Information supplied:
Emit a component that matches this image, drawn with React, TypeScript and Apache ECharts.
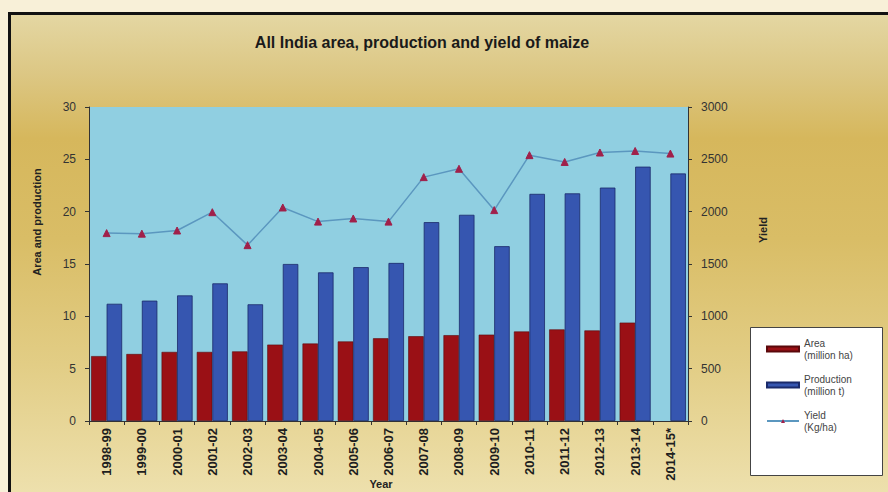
import React, { useEffect, useRef } from "react";
import * as echarts from "echarts";

const years = [
  "1998-99", "1999-00", "2000-01", "2001-02", "2002-03", "2003-04", "2004-05", "2005-06",
  "2006-07", "2007-08", "2008-09", "2009-10", "2010-11", "2011-12", "2012-13", "2013-14", "2014-15*",
];
const areaMha = [6.2, 6.4, 6.6, 6.6, 6.65, 7.3, 7.4, 7.6, 7.9, 8.1, 8.2, 8.25, 8.55, 8.75, 8.65, 9.4, null];
const productionMt = [11.2, 11.5, 12.0, 13.15, 11.15, 15.0, 14.2, 14.7, 15.1, 19.0, 19.7, 16.7, 21.7, 21.75, 22.3, 24.3, 23.65];
const yieldKgHa = [1795, 1790, 1820, 1995, 1680, 2040, 1905, 1935, 1905, 2330, 2410, 2015, 2540, 2475, 2565, 2580, 2555];
const leftTicks = { min: 0, max: 30, interval: 5 };
const rightTicks = { min: 0, max: 3000, interval: 500 };

const FONT = "Liberation Sans, Arial, sans-serif";

export default function App() {
  const ref = useRef<HTMLDivElement>(null);
  useEffect(() => {
    if (!ref.current) return;
    const chart = echarts.init(ref.current, null, { renderer: "svg" });
    chart.setOption({
      animation: false,
      backgroundColor: "#f8f0d8",
      textStyle: { fontFamily: FONT },
      graphic: [
        {
          type: "rect",
          z: -10,
          silent: true,
          shape: { x: 9.5, y: 13.5, width: 900, height: 500 },
          style: {
            stroke: "#111",
            lineWidth: 3,
            fill: new echarts.graphic.LinearGradient(0, 0, 0, 1, [
              { offset: 0, color: "#e4d7a3" },
              { offset: 0.12, color: "#dcc784" },
              { offset: 0.25, color: "#d6b75c" },
              { offset: 0.45, color: "#d9bd66" },
              { offset: 0.7, color: "#e2cd85" },
              { offset: 1, color: "#efe3b3" },
            ]),
          },
        },
        {
          type: "text",
          x: 422,
          y: 42,
          style: {
            text: "All India area, production and yield of maize",
            font: `bold 16px ${FONT}`,
            fill: "#1a1a1a",
            textAlign: "center",
            textVerticalAlign: "middle",
          },
        },
        {
          type: "text",
          x: 37,
          y: 222,
          rotation: Math.PI / 2,
          style: {
            text: "Area and production",
            font: `bold 11px ${FONT}`,
            fill: "#222",
            textAlign: "center",
            textVerticalAlign: "middle",
          },
        },
        {
          type: "text",
          x: 763,
          y: 230,
          rotation: Math.PI / 2,
          style: {
            text: "Yield",
            font: `bold 11px ${FONT}`,
            fill: "#222",
            textAlign: "center",
            textVerticalAlign: "middle",
          },
        },
        {
          type: "text",
          x: 381,
          y: 484,
          style: {
            text: "Year",
            font: `bold 11px ${FONT}`,
            fill: "#222",
            textAlign: "center",
            textVerticalAlign: "middle",
          },
        },
        {
          type: "rect",
          z: 1,
          shape: { x: 750.5, y: 327.5, width: 132, height: 148 },
          style: { fill: "#ffffff", stroke: "#444", lineWidth: 1 },
        },
      ],
      grid: {
        left: 89,
        right: 200,
        top: 107,
        bottom: 71,
        containLabel: false,
        outerBoundsMode: "none",
        show: true,
        backgroundColor: "#90cfe1",
        borderWidth: 0,
      },
      legend: {
        orient: "vertical",
        left: 766,
        top: 331,
        itemGap: 0,
        itemWidth: 32,
        itemHeight: 5,
        padding: 0,
        z: 5,
        textStyle: {
          fontSize: 10,
          color: "#444",
          lineHeight: 12,
          padding: [12, 0, 0, 0],
          fontFamily: FONT,
        },
        data: [
          { name: "Area\n(million ha)", icon: "rect" },
          { name: "Production\n(million t)", icon: "rect" },
          { name: "Yield\n(Kg/ha)" },
        ],
      },
      xAxis: {
        type: "category",
        data: years,
        boundaryGap: true,
        axisLine: { lineStyle: { color: "#333", width: 1 } },
        axisTick: { show: true, length: 4, interval: 0, lineStyle: { color: "#333" } },
        axisLabel: {
          rotate: 90,
          interval: 0,
          margin: 7,
          fontSize: 13,
          fontWeight: "bold",
          color: "#1e1e1e",
          fontFamily: FONT,
        },
      },
      yAxis: [
        {
          type: "value",
          min: leftTicks.min,
          max: leftTicks.max,
          interval: leftTicks.interval,
          axisLine: { show: true, lineStyle: { color: "#333" } },
          axisTick: { show: true, length: 4, lineStyle: { color: "#333" } },
          splitLine: { show: false },
          axisLabel: { margin: 13, fontSize: 12, color: "#333", fontFamily: FONT },
        },
        {
          type: "value",
          min: rightTicks.min,
          max: rightTicks.max,
          interval: rightTicks.interval,
          position: "right",
          axisLine: { show: true, lineStyle: { color: "#333" } },
          axisTick: { show: true, length: 4, lineStyle: { color: "#333" } },
          splitLine: { show: false },
          axisLabel: {
            margin: 13,
            fontSize: 12,
            color: "#333",
            fontFamily: FONT,
            formatter: (v: number) => String(v),
          },
        },
      ],
      series: [
        {
          name: "Area\n(million ha)",
          type: "bar",
          data: areaMha,
          barGap: "0%",
          barCategoryGap: "12%",
          itemStyle: { color: "#9a1015", borderColor: "#5a080b", borderWidth: 0.6 },
        },
        {
          name: "Production\n(million t)",
          type: "bar",
          data: productionMt,
          barGap: "0%",
          barCategoryGap: "12%",
          itemStyle: { color: "#3656b0", borderColor: "#1a2a6a", borderWidth: 0.8 },
        },
        {
          name: "Yield\n(Kg/ha)",
          type: "line",
          yAxisIndex: 1,
          data: yieldKgHa,
          symbol: "triangle",
          symbolSize: 7,
          lineStyle: { color: "#5b97bf", width: 1.5 },
          itemStyle: { color: "#a0204a", borderColor: "#a0204a" },
          z: 5,
        },
      ],
    });
    return () => chart.dispose();
  }, []);
  return (
    <div
      ref={ref}
      style={{ position: "fixed", left: 0, top: 0, width: 888, height: 492 }}
    />
  );
}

To be done: Reproduce every line exactly and omit all pictures.

Answer:
Emit a component that matches this image, drawn with React, TypeScript and Apache ECharts.
import React, { useEffect, useRef } from "react";
import * as echarts from "echarts";

const years = [
  "1998-99", "1999-00", "2000-01", "2001-02", "2002-03", "2003-04", "2004-05", "2005-06",
  "2006-07", "2007-08", "2008-09", "2009-10", "2010-11", "2011-12", "2012-13", "2013-14", "2014-15*",
];
const areaMha = [6.2, 6.4, 6.6, 6.6, 6.65, 7.3, 7.4, 7.6, 7.9, 8.1, 8.2, 8.25, 8.55, 8.75, 8.65, 9.4, null];
const productionMt = [11.2, 11.5, 12.0, 13.15, 11.15, 15.0, 14.2, 14.7, 15.1, 19.0, 19.7, 16.7, 21.7, 21.75, 22.3, 24.3, 23.65];
const yieldKgHa = [1795, 1790, 1820, 1995, 1680, 2040, 1905, 1935, 1905, 2330, 2410, 2015, 2540, 2475, 2565, 2580, 2555];
const leftTicks = { min: 0, max: 30, interval: 5 };
const rightTicks = { min: 0, max: 3000, interval: 500 };

const FONT = "Liberation Sans, Arial, sans-serif";

export default function App() {
  const ref = useRef<HTMLDivElement>(null);
  useEffect(() => {
    if (!ref.current) return;
    const chart = echarts.init(ref.current, null, { renderer: "svg" });
    chart.setOption({
      animation: false,
      backgroundColor: "#f8f0d8",
      textStyle: { fontFamily: FONT },
      graphic: [
        {
          type: "rect",
          z: -10,
          silent: true,
          shape: { x: 9.5, y: 13.5, width: 900, height: 500 },
          style: {
            stroke: "#111",
            lineWidth: 3,
            fill: new echarts.graphic.LinearGradient(0, 0, 0, 1, [
              { offset: 0, color: "#e4d7a3" },
              { offset: 0.12, color: "#dcc784" },
              { offset: 0.25, color: "#d6b75c" },
              { offset: 0.45, color: "#d9bd66" },
              { offset: 0.7, color: "#e2cd85" },
              { offset: 1, color: "#efe3b3" },
            ]),
          },
        },
        {
          type: "text",
          x: 422,
          y: 42,
          style: {
            text: "All India area, production and yield of maize",
            font: `bold 16px ${FONT}`,
            fill: "#1a1a1a",
            textAlign: "center",
            textVerticalAlign: "middle",
          },
        },
        {
          type: "text",
          x: 37,
          y: 222,
          rotation: Math.PI / 2,
          style: {
            text: "Area and production",
            font: `bold 11px ${FONT}`,
            fill: "#222",
            textAlign: "center",
            textVerticalAlign: "middle",
          },
        },
        {
          type: "text",
          x: 763,
          y: 230,
          rotation: Math.PI / 2,
          style: {
            text: "Yield",
            font: `bold 11px ${FONT}`,
            fill: "#222",
            textAlign: "center",
            textVerticalAlign: "middle",
          },
        },
        {
          type: "text",
          x: 381,
          y: 484,
          style: {
            text: "Year",
            font: `bold 11px ${FONT}`,
            fill: "#222",
            textAlign: "center",
            textVerticalAlign: "middle",
          },
        },
        {
          type: "rect",
          z: 1,
          shape: { x: 750.5, y: 327.5, width: 132, height: 148 },
          style: { fill: "#ffffff", stroke: "#444", lineWidth: 1 },
        },
      ],
      grid: {
        left: 89,
        right: 200,
        top: 107,
        bottom: 71,
        containLabel: false,
        outerBoundsMode: "none",
        show: true,
        backgroundColor: "#90cfe1",
        borderWidth: 0,
      },
      legend: {
        orient: "vertical",
        left: 766,
        top: 331,
        itemGap: 0,
        itemWidth: 32,
        itemHeight: 5,
        padding: 0,
        z: 5,
        textStyle: {
          fontSize: 10,
          color: "#444",
          lineHeight: 12,
          padding: [12, 0, 0, 0],
          fontFamily: FONT,
        },
        data: [
          { name: "Area\n(million ha)", icon: "rect" },
          { name: "Production\n(million t)", icon: "rect" },
          { name: "Yield\n(Kg/ha)" },
        ],
      },
      xAxis: {
        type: "category",
        data: years,
        boundaryGap: true,
        axisLine: { lineStyle: { color: "#333", width: 1 } },
        axisTick: { show: true, length: 4, interval: 0, lineStyle: { color: "#333" } },
        axisLabel: {
          rotate: 90,
          interval: 0,
          margin: 7,
          fontSize: 13,
          fontWeight: "bold",
          color: "#1e1e1e",
          fontFamily: FONT,
        },
      },
      yAxis: [
        {
          type: "value",
          min: leftTicks.min,
          max: leftTicks.max,
          interval: leftTicks.interval,
          axisLine: { show: true, lineStyle: { color: "#333" } },
          axisTick: { show: true, length: 4, lineStyle: { color: "#333" } },
          splitLine: { show: false },
          axisLabel: { margin: 13, fontSize: 12, color: "#333", fontFamily: FONT },
        },
        {
          type: "value",
          min: rightTicks.min,
          max: rightTicks.max,
          interval: rightTicks.interval,
          position: "right",
          axisLine: { show: true, lineStyle: { color: "#333" } },
          axisTick: { show: true, length: 4, lineStyle: { color: "#333" } },
          splitLine: { show: false },
          axisLabel: {
            margin: 13,
            fontSize: 12,
            color: "#333",
            fontFamily: FONT,
            formatter: (v: number) => String(v),
          },
        },
      ],
      series: [
        {
          name: "Area\n(million ha)",
          type: "bar",
          data: areaMha,
          barGap: "0%",
          barCategoryGap: "12%",
          itemStyle: { color: "#9a1015", borderColor: "#5a080b", borderWidth: 0.6 },
        },
        {
          name: "Production\n(million t)",
          type: "bar",
          data: productionMt,
          barGap: "0%",
          barCategoryGap: "12%",
          itemStyle: { color: "#3656b0", borderColor: "#1a2a6a", borderWidth: 0.8 },
        },
        {
          name: "Yield\n(Kg/ha)",
          type: "line",
          yAxisIndex: 1,
          data: yieldKgHa,
          symbol: "triangle",
          symbolSize: 7,
          lineStyle: { color: "#5b97bf", width: 1.5 },
          itemStyle: { color: "#a0204a", borderColor: "#a0204a" },
          z: 5,
        },
      ],
    });
    return () => chart.dispose();
  }, []);
  return (
    <div
      ref={ref}
      style={{ position: "fixed", left: 0, top: 0, width: 888, height: 492 }}
    />
  );
}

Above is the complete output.